LA CHAMBRE D'À CÔTÉ
Regarder la mort en face
Ingrid est en train de dédicacer son dernier livre, dans lequel elle aborde sa peur de la mort, quand elle apprend que sa grande amie Martha, qui est correspondante de guerre, est à l’hôpital, atteinte d’un cancer des cervicales. Ingrid lui rend alors visite et Martha en profite alors pour se livre sur son passé et son rapport brisé avec sa fille Michelle. Mais alors que le dernier traitement expérimental qu’elle a accepté de suivre n’a pas fonctionné, Martha demande à Ingrid de l’aider à se suicider en étant celle qui passera ses derniers jours avec elle et qui officiellement découvrira son corps…
Lion d’or du dernier Festival de Venise, le nouveau film de Pedro Almodovar est adapté du roman éponyme de Sigrid Nunez, et constitue un troublant plaidoyer en faveur de l’euthanasie et en tous cas du droit à mourir dignement. Après quelques scènes entre l’hôpital et l’appartement de Martha (malade d’un cancer et ayant épuisé tous les traitements expérimentaux possibles), Almodovar nous plonge dans la maison qu’a louée celle-ci pour un mois, près de Woodstock en pleine forêt, espérant passer quelques moments paisibles avec son amie Ingrid (écrivaine), avant de choisir de s’éteindre. Ingrid sera donc cette personne, un temps perdue de vue, qui logera dans la « chambre d’à côté », guettant chaque matin avec de plus en plus de fébrilité si la chambre de Martha est restée fermée ou non.
Au final c’est ce personnage de témoin, celui qu’interprète avec empathie Julianne Moore, qui sera capable au final de transcender la situation par ses propres mots.
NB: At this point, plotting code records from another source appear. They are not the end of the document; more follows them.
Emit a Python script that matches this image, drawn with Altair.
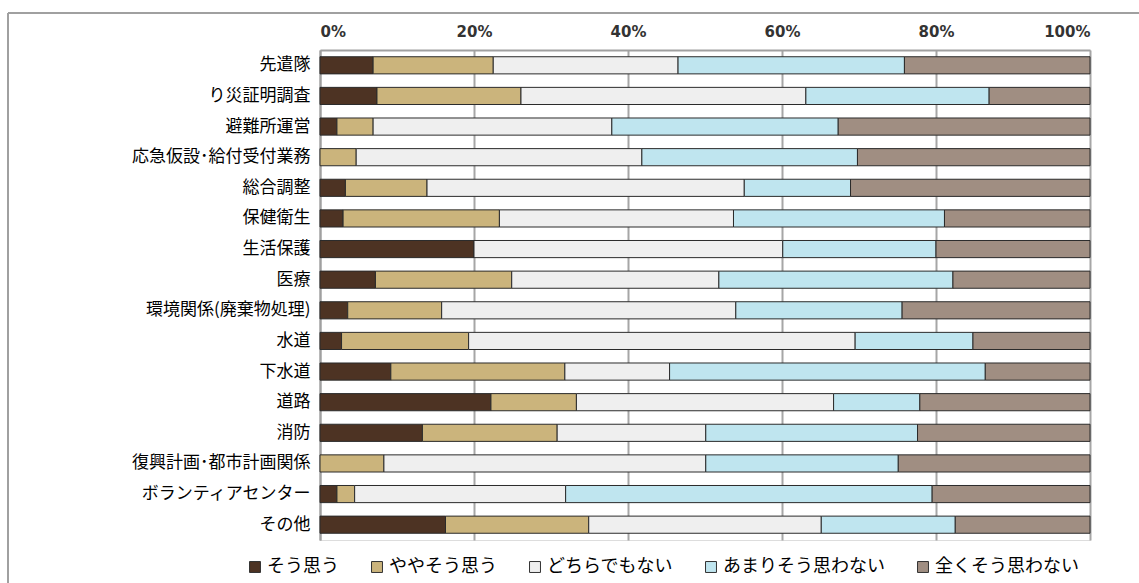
import altair as alt
import pandas as pd

categories = ["先遣隊", "り災証明調査", "避難所運営", "応急仮設･給付受付業務", "総合調整", "保健衛生",
              "生活保護", "医療", "環境関係(廃棄物処理)", "水道", "下水道", "道路", "消防",
              "復興計画･都市計画関係", "ボランティアセンター", "その他"]
series = ["そう思う", "ややそう思う", "どちらでもない", "あまりそう思わない", "全くそう思わない"]
sou =     [6.9, 7.4, 2.2, 0.0, 3.3, 3.0, 20.0, 7.2, 3.6, 2.8, 9.2, 22.2, 13.3, 0.0, 2.2, 16.3]
yaya =    [15.6, 18.7, 4.7, 4.7, 10.6, 20.3, 0.0, 17.7, 12.2, 16.5, 22.6, 11.1, 17.5, 8.3, 2.3, 18.6]
dochira = [24.0, 37.0, 31.0, 37.1, 41.2, 30.4, 40.1, 26.9, 38.2, 50.2, 13.6, 33.4, 19.3, 41.8, 27.4, 30.2]
amari =   [29.4, 23.8, 29.4, 28.0, 13.8, 27.4, 19.9, 30.4, 21.6, 15.3, 41.0, 11.2, 27.5, 25.0, 47.6, 17.4]
mattaku = [24.1, 13.1, 32.7, 30.2, 31.1, 18.9, 20.0, 17.8, 24.4, 15.2, 13.6, 22.1, 22.4, 24.9, 20.5, 17.5]
colors = ["#4d3323", "#cbb47c", "#efefef", "#bfe5ef", "#a08e82"]

rows = []
for si, (name, vals) in enumerate(zip(series, [sou, yaya, dochira, amari, mattaku])):
    for c, v in zip(categories, vals):
        if v > 0:
            rows.append({"category": c, "series": name, "value": v, "order": si})
df = pd.DataFrame(rows)

FONT_JP = "Noto Sans CJK JP"

bars = alt.Chart(df).mark_bar(stroke="#2b2b2b", strokeWidth=1).encode(
    y=alt.Y("category:N", sort=categories, title=None,
            scale=alt.Scale(paddingInner=0.44, paddingOuter=0.22),
            axis=alt.Axis(labelFont=FONT_JP, labelFontSize=17, labelColor="#000000",
                          labelPadding=10, ticks=False, domain=True, domainColor="#a0a0a0",
                          domainWidth=2, labelLimit=320)),
    x=alt.X("value:Q", stack="normalize", title=None,
            scale=alt.Scale(domain=[0, 1]),
            axis=alt.Axis(orient="top", format=".0%", values=[0, 0.2, 0.4, 0.6, 0.8, 1.0],
                          labelFont="DejaVu Sans", labelFontSize=15, labelFontWeight="bold",
                          labelColor="#333333", labelPadding=11, ticks=False,
                          domain=True, domainColor="#a0a0a0", domainWidth=2,
                          grid=True, gridColor="#a6a6a6", gridWidth=2)),
    color=alt.Color("series:N", sort=series, title=None,
                    scale=alt.Scale(domain=series, range=colors),
                    legend=alt.Legend(orient="none", legendX=-74, legendY=508, direction="horizontal",
                                      symbolType="square", symbolSize=120, symbolStrokeColor="#333333",
                                      symbolStrokeWidth=1, labelFont=FONT_JP, labelFontSize=18,
                                      labelColor="#000000", columnPadding=29, symbolOffset=0,
                                      labelOffset=3, labelLimit=300)),
    order=alt.Order("order:Q"),
)

frame_top = alt.Chart(df).mark_rule(color="#a0a0a0", strokeWidth=2).encode(
    x=alt.value(-312), x2=alt.value(830), y=alt.value(-37))
frame_left = alt.Chart(df).mark_rule(color="#a0a0a0", strokeWidth=2).encode(
    x=alt.value(-312), y=alt.value(-37), y2=alt.value(540))

chart = alt.layer(bars, frame_top, frame_left).properties(
    width=770, height=490,
    autosize=alt.AutoSizeParams(type="none"),
    padding={"left": 320, "top": 50, "right": 49, "bottom": 43},
).configure_view(stroke=None).configure(background="#ffffff")

chart.save("out.html", embed_options={"renderer": "svg", "actions": False})
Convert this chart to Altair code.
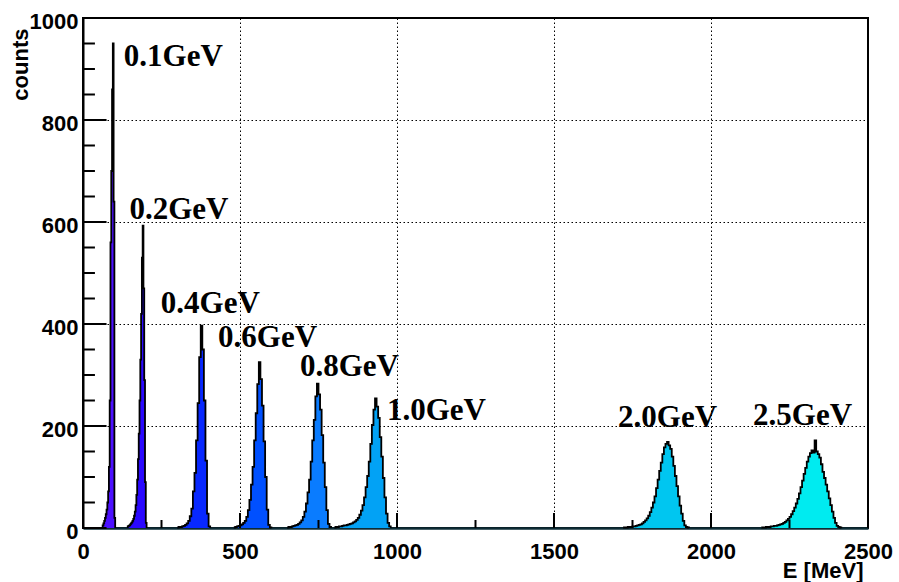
import altair as alt
import pandas as pd

# ---------------- data ----------------
peak_labels = ["0.1GeV", "0.2GeV", "0.4GeV", "0.6GeV", "0.8GeV", "1.0GeV", "2.0GeV", "2.5GeV"]
peak_colors = ["#4c10ff", "#2a08ff", "#0828ff", "#0050ff", "#0a7cff", "#02a2f5", "#00c6f0", "#00ebf0"]

# each histogram: low edge of first bin [MeV], bin width [MeV], counts per bin
h01_start, h01_width = 60, 2.5
h01_counts = [3, 5, 9, 14, 20, 27, 36, 50, 72, 120, 250, 560, 700, 860, 950, 640, 20]

h02_start, h02_width = 140, 2.5
h02_counts = [2, 3, 4, 5, 7, 9, 11, 14, 18, 24, 32, 45, 65, 95, 135, 185, 250, 330, 420, 530,
              593, 470, 290, 90, 10]

h04_start, h04_width = 300, 5
h04_counts = [1, 2, 2, 3, 4, 6, 9, 14, 23, 38, 72, 108, 172, 245, 335, 397, 350, 250, 132, 28, 3]

h06_start, h06_width = 480, 5
h06_counts = [1, 2, 3, 4, 5, 7, 10, 14, 22, 35, 55, 85, 120, 172, 225, 282, 325, 292, 240, 170,
              100, 36, 6, 1]

h08_start, h08_width = 650, 5
h08_counts = [1, 2, 2, 3, 4, 5, 6, 8, 11, 15, 22, 32, 48, 70, 95, 130, 172, 212, 258, 283,
              262, 232, 182, 128, 80, 35, 8, 2]

h10_start, h10_width = 800, 5
h10_counts = [1, 2, 2, 3, 3, 4, 5, 5, 6, 7, 8, 9, 11, 13, 16, 20, 26, 34, 45, 60,
              80, 102, 130, 165, 202, 232, 254, 238, 216, 178, 140, 98, 60, 28, 10, 3]

h20_start, h20_width = 1720, 5
h20_counts = [1, 1, 1, 2, 2, 2, 3, 3, 4, 5, 6, 7, 9, 12, 15, 19, 24, 31, 40, 50,
              62, 78, 95, 112, 128, 145, 158, 165, 169, 162, 155, 140, 122, 102, 82, 62, 44, 28, 14, 5,
              2, 1]

h25_start, h25_width = 2160, 5
h25_counts = [1, 1, 1, 2, 2, 2, 3, 3, 4, 4, 5, 6, 7, 8, 10, 12, 15, 18, 22, 27,
              33, 40, 48, 57, 68, 80, 93, 106, 118, 130, 140, 147, 152, 148, 172, 150, 145, 138, 125, 110,
              98, 85, 72, 58, 45, 32, 20, 10, 4, 2, 1]

# text labels placed in data coordinates (E [MeV], counts)
label_E = [130, 148, 248, 430, 691, 968, 1704, 2134]
label_counts = [906, 605, 421, 355, 299, 211, 198, 201]

# axis ticks
x_major = [0, 500, 1000, 1500, 2000, 2500]
x_minor = [250, 750, 1250, 1750, 2250]
y_major = [0, 200, 400, 600, 800, 1000]
y_minor = [50, 100, 150, 250, 300, 350, 450, 500, 550, 650, 700, 750, 850, 900, 950]

# ---------------- build tables ----------------
hists = [
    (h01_start, h01_width, h01_counts),
    (h02_start, h02_width, h02_counts),
    (h04_start, h04_width, h04_counts),
    (h06_start, h06_width, h06_counts),
    (h08_start, h08_width, h08_counts),
    (h10_start, h10_width, h10_counts),
    (h20_start, h20_width, h20_counts),
    (h25_start, h25_width, h25_counts),
]
rows = []
for lab, (s, w, cs) in zip(peak_labels, hists):
    for i, c in enumerate(cs):
        rows.append({"E": s + i * w, "counts": c, "peak": lab})
    rows.append({"E": s + len(cs) * w, "counts": 0, "peak": lab})
hist_df = pd.DataFrame(rows)

# y-axis inward tick lengths expressed on the E scale (major ~3% of frame width, minor half)
YTICK_MAJOR_LEN = 75
YTICK_MINOR_LEN = 38
ytick_rows = []
for v in y_major:
    ytick_rows.append({"E": 0, "counts": v, "tick": f"M{v}"})
    ytick_rows.append({"E": YTICK_MAJOR_LEN, "counts": v, "tick": f"M{v}"})
for v in y_minor:
    ytick_rows.append({"E": 0, "counts": v, "tick": f"m{v}"})
    ytick_rows.append({"E": YTICK_MINOR_LEN, "counts": v, "tick": f"m{v}"})
ytick_df = pd.DataFrame(ytick_rows)

label_df = pd.DataFrame({"E": label_E, "counts": label_counts, "label": peak_labels})
xmaj_df = pd.DataFrame({"E": x_major})
xmin_df = pd.DataFrame({"E": x_minor})

# ---------------- chart ----------------
W, H = 785, 510
SANS = "Liberation Sans"
SERIF = "Liberation Serif"

x_scale = alt.Scale(domain=[0, 2500], nice=False, zero=False)
y_scale = alt.Scale(domain=[0, 1000], nice=False)

x_axis = alt.Axis(
    values=x_major, format="d", ticks=False, grid=True,
    gridColor="black", gridDash=[1.5, 2.5], gridWidth=1, gridOpacity=1,
    domain=True, domainColor="#0c2c36", domainWidth=2.5,
    labelFont=SANS, labelFontWeight="bold", labelFontSize=22, labelColor="black",
    labelPadding=13, labelFlush=False, labelOverlap=False,
    title="E [MeV]", titleFont=SANS, titleFontWeight="bold", titleFontSize=22,
    titleColor="black", titleAnchor="end", titleAlign="right", titleBaseline="alphabetic",
    titleX=780, titleY=49,
)
y_axis = alt.Axis(
    values=y_major, format="d", ticks=False, grid=True,
    gridColor="black", gridDash=[1.5, 2.5], gridWidth=1, gridOpacity=1,
    domain=True, domainColor="black", domainWidth=2,
    labelFont=SANS, labelFontWeight="bold", labelFontSize=22, labelColor="black",
    labelPadding=5, labelOffset=3, labelOverlap=False,
    title="counts", titleFont=SANS, titleFontWeight="bold", titleFontSize=22,
    titleColor="black", titleAngle=270, titleAnchor="end", titleAlign="right",
    titleBaseline="alphabetic", titleX=-56, titleY=10,
)

X = alt.X("E:Q", scale=x_scale, axis=x_axis, title="E [MeV]")
Y = alt.Y("counts:Q", scale=y_scale, axis=y_axis, title="counts")

area = alt.Chart(hist_df).mark_area(interpolate="step-after").encode(
    x=X,
    y=alt.Y("counts:Q", scale=y_scale, axis=y_axis, title="counts", stack=None),
    color=alt.Color("peak:N", scale=alt.Scale(domain=peak_labels, range=peak_colors), legend=None),
)
outline = alt.Chart(hist_df).mark_line(interpolate="step-after", color="black", strokeWidth=1.8).encode(
    x=X, y=Y, detail="peak:N",
)

# inward ticks on the left axis (short line segments) and on the bottom axis
yticks = alt.Chart(ytick_df).mark_line(color="black", strokeWidth=2).encode(
    x=X, y=Y, detail="tick:N",
)
xtick_major = alt.Chart(xmaj_df).mark_rule(color="black", strokeWidth=2).encode(
    x=X, y=alt.value(H), y2=alt.value(H - 15))
xtick_minor = alt.Chart(xmin_df).mark_rule(color="black", strokeWidth=2).encode(
    x=X, y=alt.value(H), y2=alt.value(H - 8))

texts = alt.Chart(label_df).mark_text(
    align="left", baseline="alphabetic", font=SERIF, fontWeight="bold", fontSize=31, color="black"
).encode(
    x=X, y=Y, text="label:N",
)

chart = alt.layer(
    area, outline, yticks, xtick_major, xtick_minor, texts
).properties(
    width=W, height=H,
    padding={"left": 83, "top": 18, "right": 31, "bottom": 54},
    autosize=alt.AutoSizeParams(type="none"),
    background="white",
).configure_view(stroke="black", strokeWidth=2)

chart.save("out.html", embed_options={"renderer": "svg", "actions": False})
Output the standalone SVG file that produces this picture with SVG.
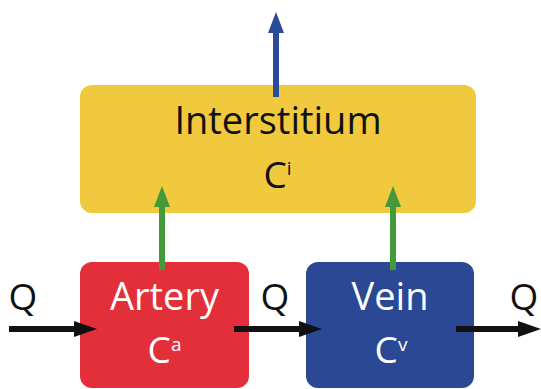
<svg xmlns="http://www.w3.org/2000/svg" width="541" height="389" viewBox="0 0 541 389">
<style>
text{font-family:"Open Sans","Noto Sans",sans-serif;text-anchor:middle}
.lbl{font-size:38px}
.c{font-size:37px}
.q{font-size:37px}
.w{fill:#fff}
.k{fill:#111}
.sup{font-size:19px}
</style>
<rect width="541" height="389" fill="#fff"/>
<g id="interstitium">
<rect x="80" y="85" width="396" height="128" rx="12" fill="#F0C93F"/>
<text class="lbl k" x="278" y="134">Interstitium</text>
<text class="c k" x="277.5" y="188">C<tspan class="sup" dy="-13">i</tspan></text>
</g>
<g id="artery">
<rect x="80" y="262" width="169" height="126" rx="12" fill="#E32F3A"/>
<text class="lbl w" x="164.5" y="310">Artery</text>
<text class="c w" x="164.5" y="363">C<tspan class="sup" dy="-12">a</tspan></text>
</g>
<g id="vein">
<rect x="306" y="262" width="168" height="126" rx="12" fill="#2A4893"/>
<text class="lbl w" x="390" y="310">Vein</text>
<text class="c w" x="391" y="363">C<tspan class="sup" dy="-12">v</tspan></text>
</g>
<g id="connectors">
<path d="M276,97V32" stroke="#2A4A9A" stroke-width="6" fill="none"/>
<path d="M268,33L276,12L284,33z" fill="#2A4A9A"/>
<path d="M162,270V206" stroke="#45993A" stroke-width="6"/>
<path d="M154,207L162,186L170,207z" fill="#45993A"/>
<path d="M393,270V206" stroke="#45993A" stroke-width="6"/>
<path d="M385,207L393,186L401,207z" fill="#45993A"/>
<path d="M9,329H75" stroke="#111" stroke-width="6"/>
<path d="M74,321L97,329L74,337z" fill="#111"/>
<path d="M234,329H300" stroke="#111" stroke-width="6"/>
<path d="M299,321L322,329L299,337z" fill="#111"/>
<path d="M456,329H519" stroke="#111" stroke-width="6"/>
<path d="M518,321L541,329L518,337z" fill="#111"/>
<text class="q k" x="23" y="310">Q</text>
<text class="q k" x="275" y="310">Q</text>
<text class="q k" x="524" y="310">Q</text>
</g>
</svg>
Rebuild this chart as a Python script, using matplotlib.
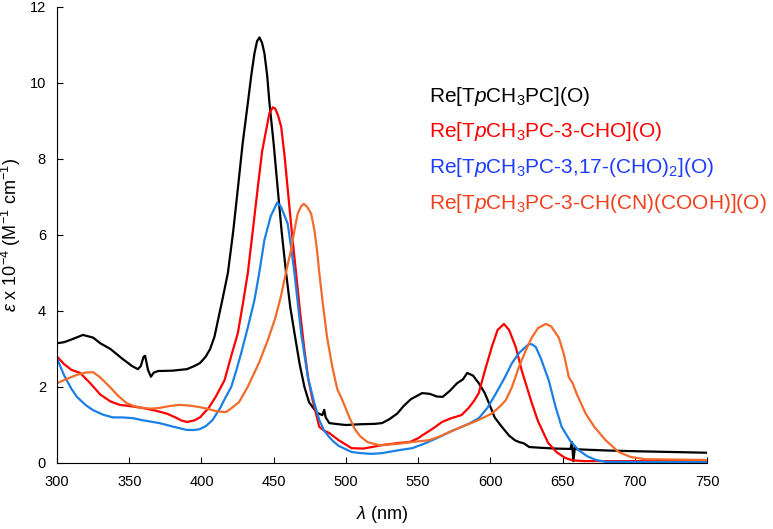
import matplotlib
matplotlib.use("Agg")
import matplotlib.pyplot as plt

plt.rcParams['font.family'] = ['Liberation Sans', 'DejaVu Sans']
plt.rcParams['mathtext.fontset'] = 'custom'
plt.rcParams['mathtext.rm'] = 'Liberation Sans'
plt.rcParams['mathtext.it'] = 'Liberation Sans:italic'
plt.rcParams['mathtext.bf'] = 'Liberation Sans:bold'

# Re[TpCH3PC](O)
wl_black = [300, 305, 310, 318, 325, 330, 337, 345, 352, 356, 358, 360, 361, 363, 365, 367,
            370, 380, 390, 395, 399, 403, 406, 409, 414.5, 418.3, 422, 425.2, 428.5, 432.1,
            434.5, 436.7, 438.5, 440.2, 442, 443.6, 445.5, 447.1, 450, 452.8, 455.5, 458.6,
            461.5, 464.4, 468, 471.3, 474.5, 477, 480, 483.7, 485, 486, 488.5, 495, 500, 510,
            520, 525, 530, 535.5, 540, 545, 552.8, 558, 563, 567, 572, 577, 581, 584, 588, 592,
            596, 599, 603, 608, 613, 617, 620, 623, 627, 635, 645, 655.5, 656.5, 657.5, 658.5,
            660, 680, 700, 750]
eps_black = [3.15, 3.18, 3.25, 3.37, 3.3, 3.15, 3.0, 2.75, 2.55, 2.47, 2.55, 2.8, 2.82, 2.45,
             2.27, 2.38, 2.42, 2.43, 2.47, 2.55, 2.63, 2.8, 3.0, 3.32, 4.3, 5.0, 6.1, 7.22, 8.4,
             9.47, 10.2, 10.78, 11.1, 11.2, 11.05, 10.78, 10.2, 9.47, 8.4, 7.22, 6.1, 5.0, 4.1,
             3.42, 2.6, 2.0, 1.6, 1.47, 1.32, 1.26, 1.4, 1.2, 1.05, 1.02, 1.0, 1.02, 1.03, 1.05,
             1.15, 1.3, 1.5, 1.68, 1.84, 1.82, 1.75, 1.74, 1.9, 2.1, 2.2, 2.37, 2.3, 2.1, 1.85,
             1.58, 1.2, 0.95, 0.72, 0.6, 0.55, 0.52, 0.42, 0.4, 0.38, 0.37, 0.55, 0.05, 0.4,
             0.36, 0.33, 0.31, 0.27]

# Re[TpCH3PC-3-CHO](O)
wl_red = [300, 305, 310, 316, 323, 330, 337, 343.5, 350, 359, 368, 376, 382, 386, 390, 395,
          399, 405, 410, 416, 420.5, 425.2, 428.5, 432.1, 435.5, 439, 442, 444.8, 447, 449.4,
          451, 453, 455.2, 457.5, 459.7, 462.5, 465.5, 468.5, 471.3, 474, 477, 481.6, 485,
          488.5, 495, 504, 512, 518, 525, 537, 544, 550, 553, 560, 566.6, 573, 580, 585, 589,
          592, 596, 601, 605, 609.4, 613, 617.6, 622, 628.7, 633, 640, 646, 652, 657, 665, 750]
eps_red = [2.8, 2.6, 2.45, 2.37, 2.1, 1.8, 1.62, 1.53, 1.5, 1.45, 1.38, 1.3, 1.2, 1.12, 1.08,
           1.12, 1.2, 1.45, 1.75, 2.18, 2.8, 3.42, 4.15, 5.0, 6.1, 7.25, 8.2, 8.76, 9.2, 9.36,
           9.33, 9.15, 8.85, 8.1, 7.22, 6.1, 5.0, 3.9, 2.97, 2.2, 1.65, 0.95, 0.85, 0.79, 0.6,
           0.39, 0.38, 0.42, 0.47, 0.53, 0.55, 0.65, 0.73, 0.9, 1.08, 1.18, 1.26, 1.45, 1.65,
           1.84, 2.4, 3.05, 3.5, 3.66, 3.5, 3.05, 2.4, 1.58, 1.1, 0.53, 0.28, 0.13, 0.07, 0.05,
           0.05]

# Re[TpCH3PC-3,17-(CHO)2](O)
wl_blue = [300, 305, 310, 313.8, 320, 325, 332, 338.7, 345, 352.5, 360, 371, 380, 389.8, 395,
           398.8, 403, 407.7, 413, 417, 420.6, 424, 427.5, 432, 436.7, 440, 443.6, 448, 452.4,
           455, 459.7, 462, 464.4, 469, 473.6, 478, 481.6, 485, 488.5, 491, 495, 504, 510, 518,
           525, 537, 546, 555, 564.5, 572, 580, 586, 592, 598, 604, 610, 615, 620, 626.6, 629,
           631.5, 635, 640.4, 645, 649.4, 655, 661, 667, 673, 680, 750]
eps_blue = [2.75, 2.3, 1.95, 1.74, 1.52, 1.39, 1.27, 1.2, 1.2, 1.18, 1.12, 1.05, 0.96, 0.87,
            0.87, 0.89, 0.97, 1.13, 1.45, 1.75, 2.0, 2.42, 2.89, 3.55, 4.29, 5.0, 5.87, 6.5,
            6.85, 6.75, 6.3, 5.7, 5.0, 3.42, 2.27, 1.6, 1.13, 0.85, 0.68, 0.58, 0.45, 0.29,
            0.26, 0.24, 0.26, 0.34, 0.39, 0.52, 0.68, 0.82, 0.95, 1.05, 1.18, 1.45, 1.84, 2.25,
            2.63, 2.9, 3.13, 3.12, 3.05, 2.75, 2.18, 1.5, 0.95, 0.6, 0.34, 0.18, 0.08, 0.03, 0.02]

# Re[TpCH3PC-3-CH(CN)(COOH)](O)
wl_orange = [300, 306, 313.8, 320, 325, 330, 336.6, 342, 348, 353, 359.4, 365, 371, 378, 385,
             392, 398.8, 405, 410.5, 417, 421, 426, 432, 440, 446, 451, 455, 459, 462, 464.5,
             466.7, 469, 470.8, 473, 475.9, 478.2, 480, 481.6, 484, 487, 490.6, 494, 497.5,
             502.3, 506, 510, 515, 523, 535, 545, 557.6, 565, 572, 580, 590, 601, 607, 610.8,
             615, 619.8, 625, 628.7, 633, 638.4, 642, 647.4, 651, 654.3, 657, 660, 666, 672,
             679.8, 688.8, 697, 707, 750]
eps_orange = [2.1, 2.2, 2.32, 2.38, 2.39, 2.25, 2.0, 1.78, 1.58, 1.5, 1.45, 1.43, 1.45, 1.5,
              1.53, 1.51, 1.47, 1.42, 1.36, 1.34, 1.45, 1.6, 2.0, 2.65, 3.24, 3.8, 4.38, 5.1,
              5.6, 6.15, 6.57, 6.75, 6.82, 6.75, 6.57, 6.13, 5.6, 5.0, 4.2, 3.3, 2.53, 1.95,
              1.66, 1.21, 0.9, 0.7, 0.55, 0.47, 0.5, 0.55, 0.6, 0.7, 0.82, 0.95, 1.1, 1.3, 1.5,
              1.66, 2.0, 2.53, 3.0, 3.3, 3.55, 3.66, 3.6, 3.3, 2.85, 2.26, 2.1, 1.8, 1.3, 0.95,
              0.6, 0.29, 0.16, 0.1, 0.08]

labels = [r'Re[T$\mathit{p}$CH$_3$PC](O)',
          r'Re[T$\mathit{p}$CH$_3$PC-3-CHO](O)',
          r'Re[T$\mathit{p}$CH$_3$PC-3,17-(CHO)$_2$](O)',
          r'Re[T$\mathit{p}$CH$_3$PC-3-CH(CN)(COOH)](O)']
line_colors = ['#000000', '#FF0000', '#1A80E6', '#F26B2A']
text_colors = ['#000000', '#FF0000', '#1E3CFF', '#F2401E']

fig = plt.figure(figsize=(7.73, 5.29), dpi=100)
ax = fig.add_axes([57 / 773, 1 - 463 / 529, 650 / 773, 456 / 529])

series = [(wl_black, eps_black), (wl_red, eps_red), (wl_blue, eps_blue), (wl_orange, eps_orange)]
for (x, y), c in zip(series, line_colors):
    ax.plot(x, y, color=c, lw=1.6, solid_joinstyle='round')

ax.set_xlim(300, 750)
ax.set_ylim(0, 12)
ax.set_xticks(range(300, 751, 50))
ax.set_yticks(range(0, 13, 2))
ax.spines['top'].set_visible(False)
ax.spines['right'].set_visible(False)
ax.tick_params(direction='in', length=4, labelsize=10.5)
ax.tick_params(axis='x', pad=9)
ax.tick_params(axis='y', pad=8)

ax.set_xlabel(r'$\lambda$ (nm)', fontsize=13)
ax.set_ylabel(r'$\varepsilon$ x 10$^{-4}$ (M$^{-1}$ cm$^{-1}$)', fontsize=13)
ax.xaxis.set_label_coords(0.5, -0.09)
ax.yaxis.set_label_coords(-0.052, 0.5)

baselines = [101.7, 137, 173, 209]
for lab, c, b in zip(labels, text_colors, baselines):
    fig.text(429 / 773, 1 - b / 529, lab, color=c, fontsize=15, va='baseline', ha='left')

fig.savefig('out.png', dpi=100)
Mais c’est l’actrice qu’Almodovar avait déjà employée pour son court métrage "La Voix Humaine", Tilda Swinton, qui donnera tout leur poids aux mots, la structure du récit excluant progressivement des personnages secondaires prenant peu de place (le coach sportif, l’ancien amant, le flic borné…), donnant ainsi à un texte riche toute son ampleur. Bien entendu la direction artistique est comme toujours parfaite, avec ses mariages et contrastes de couleurs soutenues, offrant aux échanges entre les deux femmes un écrin ouaté, ainsi qu’un décor chaleureux pour s’interroger sur la part de vraie dans ce que perçoit Ingrid, qu’on rappellera être romancière.
Dans ce film particulier, ce sont les interrogations sur la mort et deux approches très divergentes de la fin de vie qui vont se faire face et parvenir à dialoguer peu à peu, au travers de paroles apaisées. Car à l’extérieur de ce lieu, comme le rappeler la fin du métrage, la morale rigide et le poids de la religion se font sentir, comme le rappelle la conclusion. Reste un nouveau grand numéro d’actrice pour Tilda Swinton, qui interprète ici non seulement Martha, dans ses doutes et regrets, mais aussi sa fille Michelle, à la forcément troublante ressemblance. Très cérébral, "La Chambre d’à côté" oscille intelligemment entre le drame et le thriller, limitant quelque peu l’émotion, mais confirmant le caractère intime du choix ici opéré.